5 Questions You May Want To Ask Before Your Next Meeting
I’ve been addicted to so many different things in my life that I’ve lost count. In our society we tend to identify addiction with the substances and behaviors that cause the greatest harm to the greatest amount of people but, in my experience we can become addicted to anything.
Even a recovery program.
Before you old-timers in certain recovery rooms raise your swords and start defending your castle, hear me out. I’m not saying that one should abstain from any type of recovery like they should abstain from shooting heroin into their veins. I’m sure over-eaters would agree that abstinence isn’t always the best model of recovery. Personally, I still work a solid recovery program which includes attending meetings regularly.
In fact, most of the things I became addicted to are things that I need in my life to grow and thrive as my best version of me and a solid recovery program is one of them.
Just like food, sex, exercise, love, and just about anything else I can think of, however, recovery programs can be just another way of self-medicating and stagnating your growth if you use them in the same way as your pet drug. Most people I know (myself included) get into recovery for one reason…they don’t want to continue feeling the way they do right now. The common phrase heard in the rooms is I’m sick and tired of being sick and tired.
There’s nothing like intense pain to get my ass moving and, in hindsight, I’m grateful for that pain because it saved my life. The thing is though, I’m an addict which means whenever I find something that takes my pain away and puts me in my comfort zone, I like to stay there long after I’ve warn out my welcome. Before long, every other area of my life starts deteriorating from neglect and I’m back in that comfortable state of denial and telling myself it’s all good because I’m not shooting dope any more.
I remember the insane things I used to share in the rooms. Things like, “my marriage is on the rocks, I hate my job, my health is in the crapper from all these donuts and coffee but HALLELUJAH, it’s all good because I’m not using my previous drug of choice. All the time, never realizing that all I’d accomplished was substituting one addiction for another.

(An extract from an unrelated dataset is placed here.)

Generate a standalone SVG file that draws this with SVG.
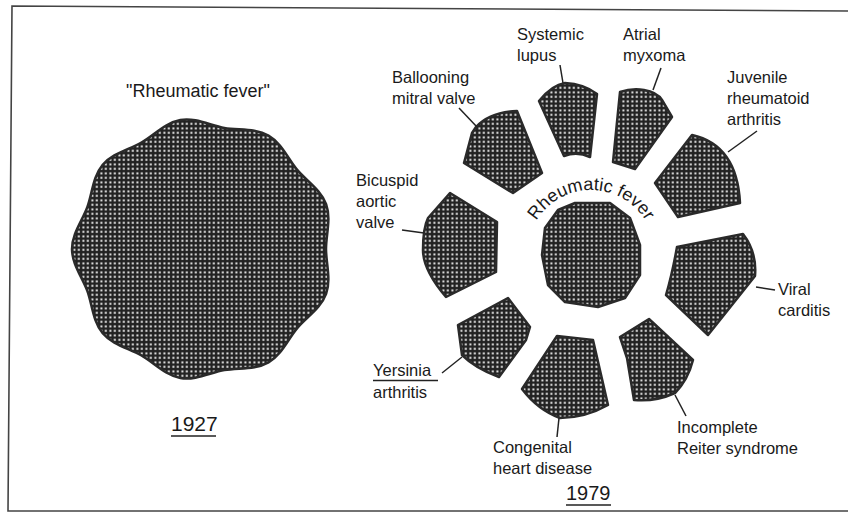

Spending your life running from pain will only lead you to the next feel good. Sustained recovery, continuing growth, and long term joy requires much more than short term pleasure seeking. It demands that we have a vision and a purpose to our lives. One where we can’t wait to get out of bed in the morning tomorrow, next week, and next year.

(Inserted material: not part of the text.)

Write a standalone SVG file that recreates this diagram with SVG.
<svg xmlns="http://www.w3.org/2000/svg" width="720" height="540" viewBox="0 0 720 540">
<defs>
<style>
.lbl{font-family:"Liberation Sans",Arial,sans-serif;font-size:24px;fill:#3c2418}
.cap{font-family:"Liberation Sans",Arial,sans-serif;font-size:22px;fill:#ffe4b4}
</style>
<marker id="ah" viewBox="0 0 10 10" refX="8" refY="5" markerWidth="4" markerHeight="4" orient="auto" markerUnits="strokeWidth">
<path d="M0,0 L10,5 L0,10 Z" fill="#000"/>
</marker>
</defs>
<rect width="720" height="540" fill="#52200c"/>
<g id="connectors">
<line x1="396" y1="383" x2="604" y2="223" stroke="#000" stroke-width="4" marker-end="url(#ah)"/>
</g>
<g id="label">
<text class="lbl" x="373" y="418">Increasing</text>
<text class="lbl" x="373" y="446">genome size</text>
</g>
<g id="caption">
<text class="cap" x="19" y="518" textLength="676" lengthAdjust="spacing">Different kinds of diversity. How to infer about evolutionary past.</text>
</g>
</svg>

Be honest, how does it feel to say to yourself, “I can’t wait to wake up tomorrow so I can get through another day without using”?

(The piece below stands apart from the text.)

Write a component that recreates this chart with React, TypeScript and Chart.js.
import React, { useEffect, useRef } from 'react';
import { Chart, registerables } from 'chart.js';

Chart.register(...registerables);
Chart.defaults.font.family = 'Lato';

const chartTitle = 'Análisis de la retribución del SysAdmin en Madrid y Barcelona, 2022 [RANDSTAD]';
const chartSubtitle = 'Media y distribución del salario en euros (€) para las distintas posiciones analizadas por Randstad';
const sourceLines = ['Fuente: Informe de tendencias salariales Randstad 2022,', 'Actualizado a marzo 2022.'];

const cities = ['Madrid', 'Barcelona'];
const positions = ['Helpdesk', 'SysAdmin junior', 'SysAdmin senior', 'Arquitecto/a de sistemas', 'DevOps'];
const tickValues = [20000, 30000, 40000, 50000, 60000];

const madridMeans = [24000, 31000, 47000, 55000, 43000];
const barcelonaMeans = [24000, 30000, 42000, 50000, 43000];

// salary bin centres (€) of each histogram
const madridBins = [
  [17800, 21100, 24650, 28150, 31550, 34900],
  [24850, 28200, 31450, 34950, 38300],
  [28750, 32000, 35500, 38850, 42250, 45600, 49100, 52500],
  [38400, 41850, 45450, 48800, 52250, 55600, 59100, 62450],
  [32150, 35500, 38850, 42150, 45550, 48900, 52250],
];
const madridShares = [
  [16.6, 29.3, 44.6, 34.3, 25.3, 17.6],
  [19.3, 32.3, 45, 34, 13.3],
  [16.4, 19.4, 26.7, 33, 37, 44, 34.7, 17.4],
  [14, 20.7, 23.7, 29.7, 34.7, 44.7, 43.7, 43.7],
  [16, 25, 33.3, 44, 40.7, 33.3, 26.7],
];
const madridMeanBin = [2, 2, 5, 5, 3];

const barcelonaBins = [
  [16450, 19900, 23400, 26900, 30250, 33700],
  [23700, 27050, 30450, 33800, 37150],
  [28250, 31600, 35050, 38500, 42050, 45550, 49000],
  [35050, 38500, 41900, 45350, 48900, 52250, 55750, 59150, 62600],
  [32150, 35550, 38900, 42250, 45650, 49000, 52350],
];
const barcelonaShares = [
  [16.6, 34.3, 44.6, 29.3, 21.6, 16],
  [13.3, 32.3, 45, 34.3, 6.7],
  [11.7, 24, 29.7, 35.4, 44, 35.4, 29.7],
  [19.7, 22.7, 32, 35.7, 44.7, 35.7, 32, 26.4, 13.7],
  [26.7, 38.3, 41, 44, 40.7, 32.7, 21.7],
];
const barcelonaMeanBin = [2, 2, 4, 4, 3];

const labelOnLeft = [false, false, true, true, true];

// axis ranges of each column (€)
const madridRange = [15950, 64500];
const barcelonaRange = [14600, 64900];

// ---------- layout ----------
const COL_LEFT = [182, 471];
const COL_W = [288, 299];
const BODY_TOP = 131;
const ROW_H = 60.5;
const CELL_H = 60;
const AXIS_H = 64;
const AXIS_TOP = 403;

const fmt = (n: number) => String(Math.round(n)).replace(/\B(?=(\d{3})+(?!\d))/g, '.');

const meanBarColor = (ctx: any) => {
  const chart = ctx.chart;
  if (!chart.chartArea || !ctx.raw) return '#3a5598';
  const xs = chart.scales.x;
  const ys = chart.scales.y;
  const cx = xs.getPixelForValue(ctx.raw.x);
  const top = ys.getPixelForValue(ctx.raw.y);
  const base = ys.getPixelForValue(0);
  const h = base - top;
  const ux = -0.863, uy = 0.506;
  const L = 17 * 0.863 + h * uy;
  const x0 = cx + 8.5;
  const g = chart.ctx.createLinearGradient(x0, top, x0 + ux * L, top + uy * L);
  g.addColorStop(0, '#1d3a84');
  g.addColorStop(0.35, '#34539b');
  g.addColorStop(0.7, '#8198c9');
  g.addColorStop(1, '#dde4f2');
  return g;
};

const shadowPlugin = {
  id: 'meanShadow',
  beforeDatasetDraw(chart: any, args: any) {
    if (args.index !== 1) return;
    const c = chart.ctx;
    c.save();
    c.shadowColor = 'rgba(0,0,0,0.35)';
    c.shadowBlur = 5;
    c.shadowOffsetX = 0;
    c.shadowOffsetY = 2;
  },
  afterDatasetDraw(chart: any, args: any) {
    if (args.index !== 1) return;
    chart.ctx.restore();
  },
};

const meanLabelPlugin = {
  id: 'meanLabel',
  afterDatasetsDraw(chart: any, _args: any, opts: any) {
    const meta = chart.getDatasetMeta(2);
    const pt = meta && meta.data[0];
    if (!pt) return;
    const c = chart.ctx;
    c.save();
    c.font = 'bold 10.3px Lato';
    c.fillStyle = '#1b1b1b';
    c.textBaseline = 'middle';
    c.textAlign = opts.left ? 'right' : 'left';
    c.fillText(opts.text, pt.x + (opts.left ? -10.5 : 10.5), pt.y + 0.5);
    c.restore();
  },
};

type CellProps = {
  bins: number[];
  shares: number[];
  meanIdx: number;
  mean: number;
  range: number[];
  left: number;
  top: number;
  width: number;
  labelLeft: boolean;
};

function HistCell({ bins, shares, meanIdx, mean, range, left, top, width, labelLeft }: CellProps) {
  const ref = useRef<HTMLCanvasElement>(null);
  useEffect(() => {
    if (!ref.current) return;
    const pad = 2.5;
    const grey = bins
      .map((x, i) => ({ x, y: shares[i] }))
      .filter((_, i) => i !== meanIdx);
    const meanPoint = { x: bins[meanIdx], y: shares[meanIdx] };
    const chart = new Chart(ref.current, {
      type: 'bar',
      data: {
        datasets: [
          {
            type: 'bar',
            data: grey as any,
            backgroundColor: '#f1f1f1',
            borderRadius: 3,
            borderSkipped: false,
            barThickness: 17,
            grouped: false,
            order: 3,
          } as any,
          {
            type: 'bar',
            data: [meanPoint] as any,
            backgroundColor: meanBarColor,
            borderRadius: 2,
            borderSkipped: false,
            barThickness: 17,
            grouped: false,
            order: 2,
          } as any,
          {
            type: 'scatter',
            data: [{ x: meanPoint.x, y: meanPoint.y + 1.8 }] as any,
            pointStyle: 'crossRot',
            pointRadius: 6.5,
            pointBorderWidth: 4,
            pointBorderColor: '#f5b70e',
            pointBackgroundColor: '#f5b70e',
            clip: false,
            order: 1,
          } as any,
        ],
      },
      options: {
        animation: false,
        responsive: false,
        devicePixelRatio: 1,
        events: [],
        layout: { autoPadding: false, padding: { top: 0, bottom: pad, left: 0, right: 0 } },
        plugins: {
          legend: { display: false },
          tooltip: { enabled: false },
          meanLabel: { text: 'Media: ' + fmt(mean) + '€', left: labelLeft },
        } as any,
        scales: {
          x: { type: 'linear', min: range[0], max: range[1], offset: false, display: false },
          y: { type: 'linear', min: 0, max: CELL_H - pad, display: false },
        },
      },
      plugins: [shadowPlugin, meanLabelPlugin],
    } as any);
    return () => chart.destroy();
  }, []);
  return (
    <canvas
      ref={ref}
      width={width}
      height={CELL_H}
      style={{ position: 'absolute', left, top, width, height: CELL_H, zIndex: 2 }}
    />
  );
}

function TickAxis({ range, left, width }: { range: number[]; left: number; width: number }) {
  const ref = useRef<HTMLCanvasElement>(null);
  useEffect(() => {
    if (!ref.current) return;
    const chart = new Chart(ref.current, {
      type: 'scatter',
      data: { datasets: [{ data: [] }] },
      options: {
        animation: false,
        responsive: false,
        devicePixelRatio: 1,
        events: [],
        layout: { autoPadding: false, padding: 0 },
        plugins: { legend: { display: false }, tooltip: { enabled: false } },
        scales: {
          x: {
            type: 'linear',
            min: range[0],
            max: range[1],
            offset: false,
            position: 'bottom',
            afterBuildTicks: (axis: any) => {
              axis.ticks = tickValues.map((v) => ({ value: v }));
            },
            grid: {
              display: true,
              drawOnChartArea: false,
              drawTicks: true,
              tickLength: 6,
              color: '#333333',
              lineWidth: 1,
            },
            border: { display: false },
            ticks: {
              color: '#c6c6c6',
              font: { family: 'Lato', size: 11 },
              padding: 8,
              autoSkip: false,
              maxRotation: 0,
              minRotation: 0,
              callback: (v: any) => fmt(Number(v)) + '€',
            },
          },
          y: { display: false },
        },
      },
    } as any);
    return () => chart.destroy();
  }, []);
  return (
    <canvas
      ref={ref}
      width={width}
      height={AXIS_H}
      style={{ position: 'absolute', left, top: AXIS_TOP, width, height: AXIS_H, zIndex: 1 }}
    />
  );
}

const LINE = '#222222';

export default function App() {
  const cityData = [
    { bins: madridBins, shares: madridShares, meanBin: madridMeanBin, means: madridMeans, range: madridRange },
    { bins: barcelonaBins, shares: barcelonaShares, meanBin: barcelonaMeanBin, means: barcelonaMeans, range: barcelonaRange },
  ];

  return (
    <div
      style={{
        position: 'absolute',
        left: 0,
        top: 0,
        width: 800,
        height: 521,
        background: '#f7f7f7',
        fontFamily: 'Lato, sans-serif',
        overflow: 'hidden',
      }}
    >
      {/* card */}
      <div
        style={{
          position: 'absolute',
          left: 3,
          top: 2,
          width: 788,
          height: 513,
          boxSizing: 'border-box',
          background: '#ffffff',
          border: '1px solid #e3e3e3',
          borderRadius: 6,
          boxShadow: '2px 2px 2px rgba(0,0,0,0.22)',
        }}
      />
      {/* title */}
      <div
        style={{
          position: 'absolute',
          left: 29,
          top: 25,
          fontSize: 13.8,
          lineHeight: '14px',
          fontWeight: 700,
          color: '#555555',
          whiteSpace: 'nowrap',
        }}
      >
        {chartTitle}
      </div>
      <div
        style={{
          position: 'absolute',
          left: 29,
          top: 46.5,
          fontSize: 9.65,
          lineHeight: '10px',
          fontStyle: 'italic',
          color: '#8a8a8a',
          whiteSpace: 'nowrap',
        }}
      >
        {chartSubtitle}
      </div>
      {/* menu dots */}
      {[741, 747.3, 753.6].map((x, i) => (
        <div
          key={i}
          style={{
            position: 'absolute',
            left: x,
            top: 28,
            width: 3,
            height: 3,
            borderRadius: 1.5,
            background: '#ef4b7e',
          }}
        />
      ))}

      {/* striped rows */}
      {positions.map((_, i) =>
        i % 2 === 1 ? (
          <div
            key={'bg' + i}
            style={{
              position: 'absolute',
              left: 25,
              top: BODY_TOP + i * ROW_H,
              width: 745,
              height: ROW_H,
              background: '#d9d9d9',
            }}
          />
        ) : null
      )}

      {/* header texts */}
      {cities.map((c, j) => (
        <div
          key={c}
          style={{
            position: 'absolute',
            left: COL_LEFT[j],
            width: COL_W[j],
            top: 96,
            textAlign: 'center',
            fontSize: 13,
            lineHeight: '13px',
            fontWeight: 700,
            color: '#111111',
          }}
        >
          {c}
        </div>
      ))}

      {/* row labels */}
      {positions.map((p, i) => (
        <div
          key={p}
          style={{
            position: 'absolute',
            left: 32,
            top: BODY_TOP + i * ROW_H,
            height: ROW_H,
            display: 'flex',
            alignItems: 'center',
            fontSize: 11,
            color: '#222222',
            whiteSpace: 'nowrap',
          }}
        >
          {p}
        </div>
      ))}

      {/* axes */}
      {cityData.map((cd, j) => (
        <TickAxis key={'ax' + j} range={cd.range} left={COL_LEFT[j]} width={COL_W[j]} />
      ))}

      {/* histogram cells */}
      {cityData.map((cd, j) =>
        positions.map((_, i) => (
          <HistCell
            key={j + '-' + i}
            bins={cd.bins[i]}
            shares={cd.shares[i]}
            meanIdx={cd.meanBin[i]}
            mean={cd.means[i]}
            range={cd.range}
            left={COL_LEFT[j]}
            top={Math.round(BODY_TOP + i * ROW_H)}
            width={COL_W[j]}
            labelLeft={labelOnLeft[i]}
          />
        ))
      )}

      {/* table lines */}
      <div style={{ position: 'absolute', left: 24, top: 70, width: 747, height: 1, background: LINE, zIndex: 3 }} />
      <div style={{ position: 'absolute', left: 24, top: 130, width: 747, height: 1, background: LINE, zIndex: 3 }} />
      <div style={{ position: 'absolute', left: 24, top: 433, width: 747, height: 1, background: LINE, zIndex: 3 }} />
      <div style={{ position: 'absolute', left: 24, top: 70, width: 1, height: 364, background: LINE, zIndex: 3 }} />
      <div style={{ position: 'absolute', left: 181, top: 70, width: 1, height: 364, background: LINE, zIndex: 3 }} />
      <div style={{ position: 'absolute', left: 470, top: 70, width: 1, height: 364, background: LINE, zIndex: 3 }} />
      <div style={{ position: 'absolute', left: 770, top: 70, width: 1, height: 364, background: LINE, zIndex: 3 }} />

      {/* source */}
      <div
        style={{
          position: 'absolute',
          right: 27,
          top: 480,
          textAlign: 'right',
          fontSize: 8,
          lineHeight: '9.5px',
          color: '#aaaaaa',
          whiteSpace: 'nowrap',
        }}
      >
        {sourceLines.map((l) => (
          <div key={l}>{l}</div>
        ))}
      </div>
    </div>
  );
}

Is that really all you came here to do?
If you’ve been in recovery for at least a year and you find yourself lacking that enthusiasm you had when you first started noticing a better way of life, maybe you want to have a look at that and ask yourself a few questions like:
- Do I feel like I’m in withdrawal when I miss a meeting?
- Whenever I’m feeling like shit, do I always look backwards at the mess rather than forward at my dreams?
- Has the obsession to use been lifted from me and, if so, am I still putting extra meetings before my family, my career, and my health because of fear?
- Am I staying small and avoiding taking chances on my dreams for fear that I might relapse?
- Am I creating long term joy in my life or short term pleasure between meetings?
I remember how answering a few questions honestly, helped provide the awareness I needed to take a leap of faith and discover a better way of life through the 12 steps. As we grow we must continue asking new questions and answering them honestly to ourselves to see if it’s time for the next leap.